Blogger Knitty Kitty said...

the worst is when they don't start filling in the cheque until they get right up to the counter, as if they forgot how the whole process works.

grrr.. the pain of working retail.

Blogger egan said...

You could have moved back to Vegas, hung out at the Stratosphere, played some craps, and then returned to Kuntucky before that geezer finished.

I am so with you on this check shit. Get with it people! It's the 90s.

Blogger sonrisa morena said...

i haven't seen somebody pay with a check in years!!!

a blow job from bety? i thought she had retired!!!

Blogger flounder said...

Personally, I am convinced that the check card is the root of all evil. I can never keep up with our purchases and my checking account gets all screwed up as a result.

Some people should just carry cash.

Blogger Unknown said...

If there was a giant ACME anvil suspended over the checkout line with a comical timer of some sort, say a candle burning the rope, then it would be okay if they tarried a bit -- just for the entertainment value.

Seriously, look into it.

Blogger Tumbleweed said...

That's great advice Todd, but the old people that write checks, also don't use a computer.
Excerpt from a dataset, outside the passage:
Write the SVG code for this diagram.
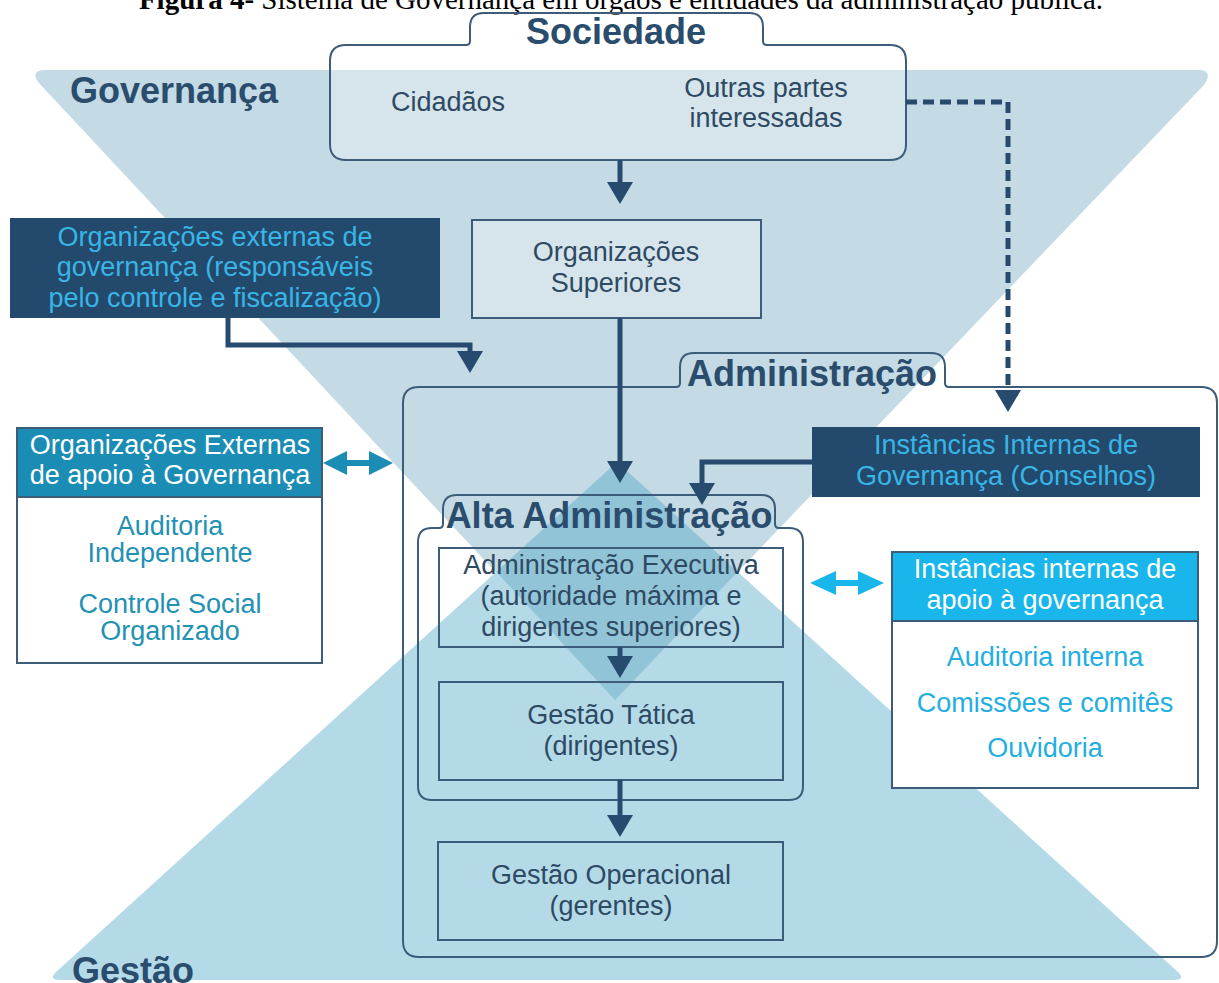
<svg xmlns="http://www.w3.org/2000/svg" width="1219" height="983" viewBox="0 0 1219 983">
<defs>
<style>
text{font-family:"Liberation Sans",Arial,sans-serif}
.cap{font-family:"Liberation Serif","Times New Roman",serif;font-size:29px;fill:#000}
.title{font-weight:bold;font-size:36px;fill:#2a4c6d}
.tl{font-weight:bold;font-size:36px;fill:#2a4c6d;text-anchor:middle}
.t{font-size:27px;fill:#2e4a63;text-anchor:middle}
.tc{font-size:27px;fill:#39b5e6;text-anchor:middle}
.tw{font-size:27px;fill:#ffffff;text-anchor:middle}
.tt{font-size:27px;fill:#2291b3;text-anchor:middle}
.tb{font-size:27px;fill:#22aee0;text-anchor:middle}
.box{fill:none;stroke:#3d5c7a;stroke-width:2}
.lbox{fill:#ffffff;fill-opacity:0.3;stroke:#3d5c7a;stroke-width:2}
.navy{fill:#234a6c}
.ln{fill:none;stroke:#264b6e;stroke-width:5;stroke-linejoin:miter}
</style>
<marker id="ah" viewBox="0 0 22 26" refX="0" refY="13" markerWidth="22" markerHeight="26" markerUnits="userSpaceOnUse" orient="auto">
<path d="M0,0 L22,13 L0,26 Z" fill="#264b6e"/>
</marker>
</defs>
<rect width="1219" height="983" fill="#ffffff"/>
<text class="cap" x="621" y="9" text-anchor="middle"><tspan font-weight="bold">Figura 4-</tspan> Sistema de Governança em órgãos e entidades da administração pública.</text>

<g id="background">
<path id="gov-region" d="M38,82 Q30,70 46,70 L1198,70 Q1214,70 1204,85 L615,700 Z" fill="#c4dae4"/>
<path id="gestao-region" d="M617,462 L1178,972 Q1186,980 1174,980 L60,980 Q48,980 56,972 Z" fill="#b4dae8"/>
<path id="overlap" d="M617,462 L737.8,571.8 L615,700 L496.2,571.8 Z" fill="#92c4d7"/>
<text class="title" x="70" y="103">Governança</text>
<text class="title" x="72" y="983">Gestão</text>
</g>

<g id="sociedade">
<path class="lbox" d="M346,45 H466 Q470,45 470,41 V27 Q470,13 484,13 H749 Q763,13 763,27 V41 Q763,45 767,45 H890 Q906,45 906,61 V144 Q906,160 890,160 H346 Q330,160 330,144 V61 Q330,45 346,45 Z"/>
<text class="tl" x="616" y="44">Sociedade</text>
<text class="t" x="448" y="111">Cidadãos</text>
<text class="t" x="766" y="97">Outras partes</text>
<text class="t" x="766" y="127">interessadas</text>
</g>

<g id="org-superiores">
<rect class="lbox" x="472" y="220" width="289" height="98"/>
<text class="t" x="616" y="261">Organizações</text>
<text class="t" x="616" y="292">Superiores</text>
</g>

<g id="org-externas-gov">
<rect class="navy" x="10" y="218" width="430" height="100"/>
<text class="tc" x="215" y="246">Organizações externas de</text>
<text class="tc" x="215" y="276">governança (responsáveis</text>
<text class="tc" x="215" y="307">pelo controle e fiscalização)</text>
</g>

<g id="administracao">
<path class="box" d="M419,387 H676 Q680,387 680,383 V367 Q680,353 694,353 H931 Q945,353 945,367 V383 Q945,387 949,387 H1201 Q1217,387 1217,403 V941 Q1217,957 1201,957 H419 Q403,957 403,941 V403 Q403,387 419,387 Z"/>
<text class="tl" x="812" y="386">Administração</text>
</g>

<g id="instancias-internas-gov">
<rect class="navy" x="812" y="427" width="388" height="70"/>
<text class="tc" x="1006" y="454">Instâncias Internas de</text>
<text class="tc" x="1006" y="485">Governança (Conselhos)</text>
</g>

<g id="alta-administracao">
<path class="box" d="M432,528 H439 Q443,528 443,524 V509 Q443,495 457,495 H761 Q775,495 775,509 V524 Q775,528 779,528 H789 Q803,528 803,542 V786 Q803,800 789,800 H432 Q418,800 418,786 V542 Q418,528 432,528 Z"/>
<text class="tl" x="609" y="528">Alta Administração</text>
</g>

<g id="adm-executiva">
<rect class="box" x="439" y="548" width="344" height="99"/>
<text class="t" x="611" y="574">Administração Executiva</text>
<text class="t" x="611" y="605">(autoridade máxima e</text>
<text class="t" x="611" y="636">dirigentes superiores)</text>
</g>

<g id="gestao-tatica">
<rect class="box" x="439" y="682" width="344" height="98"/>
<text class="t" x="611" y="724">Gestão Tática</text>
<text class="t" x="611" y="755">(dirigentes)</text>
</g>

<g id="gestao-operacional">
<rect class="box" x="438" y="842" width="345" height="98"/>
<text class="t" x="611" y="884">Gestão Operacional</text>
<text class="t" x="611" y="915">(gerentes)</text>
</g>

<g id="org-externas-apoio">
<rect x="17" y="428" width="305" height="235" fill="#ffffff" stroke="#3d5c7a" stroke-width="2"/>
<rect x="17" y="428" width="305" height="69" fill="#1b8db5" stroke="#3d5c7a" stroke-width="2"/>
<text class="tw" x="170" y="454">Organizações Externas</text>
<text class="tw" x="170" y="484">de apoio à Governança</text>
<text class="tt" x="170" y="535">Auditoria</text>
<text class="tt" x="170" y="562">Independente</text>
<text class="tt" x="170" y="613">Controle Social</text>
<text class="tt" x="170" y="640">Organizado</text>
</g>

<g id="instancias-internas-apoio">
<rect x="892" y="552" width="306" height="236" fill="#ffffff" stroke="#3d5c7a" stroke-width="2"/>
<rect x="892" y="552" width="306" height="69" fill="#18b6ea" stroke="#3d5c7a" stroke-width="2"/>
<text class="tw" x="1045" y="578">Instâncias internas de</text>
<text class="tw" x="1045" y="609">apoio à governança</text>
<text class="tb" x="1045" y="666">Auditoria interna</text>
<text class="tb" x="1045" y="712">Comissões e comitês</text>
<text class="tb" x="1045" y="757">Ouvidoria</text>
</g>

<g id="connectors">
<path class="ln" d="M620,160 V182" marker-end="url(#ah)"/>
<path class="ln" d="M620,318 V461" marker-end="url(#ah)"/>
<path class="ln" d="M228,318 V345 H470 V351" marker-end="url(#ah)"/>
<path class="ln" d="M906,102 H1008 V390" stroke-dasharray="11,6" marker-end="url(#ah)"/>
<path class="ln" d="M812,462 H702 V483" marker-end="url(#ah)"/>
<path class="ln" d="M620,647 V656" marker-end="url(#ah)"/>
<path class="ln" d="M620,780 V815" marker-end="url(#ah)"/>
<g id="double-arrow-left" fill="#1b8db5">
<rect x="345" y="460" width="26" height="6"/>
<polygon points="323,463 347,451 347,475"/>
<polygon points="393,463 369,451 369,475"/>
</g>
<g id="double-arrow-right" fill="#18b6ea">
<rect x="834" y="580" width="26" height="6"/>
<polygon points="810,583 836,571 836,595"/>
<polygon points="884,583 858,571 858,595"/>
</g>
</g>
</svg>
BTW, I still write checks....but only hot ones when my account is empty and my card doesn't work.

Is Lou dying or just aging at an alarming rate....he looks like shit!

Blogger ginonymous said...

This comment has been removed by a blog administrator.

Blogger Lou Reed's Sister said...

Yesterday I was at Publix and two twentyish morons were using their check cards in the ATM in front of me and talking on their cell phones and listing to iPods and sending text messages to Ryan Seacrest and wasting my day when I just needed to get a quick $20 to buy some Lotto's. Anyways, they finished up in a big rush and were practically running for the car to hook up with some pierced tongue bubble gummer and when I stepped up to the machine, there was $400 in twenties hanging out of the dispenser. I snagged it and headed for the Lotto window. The little bastards ought to learn to write checks.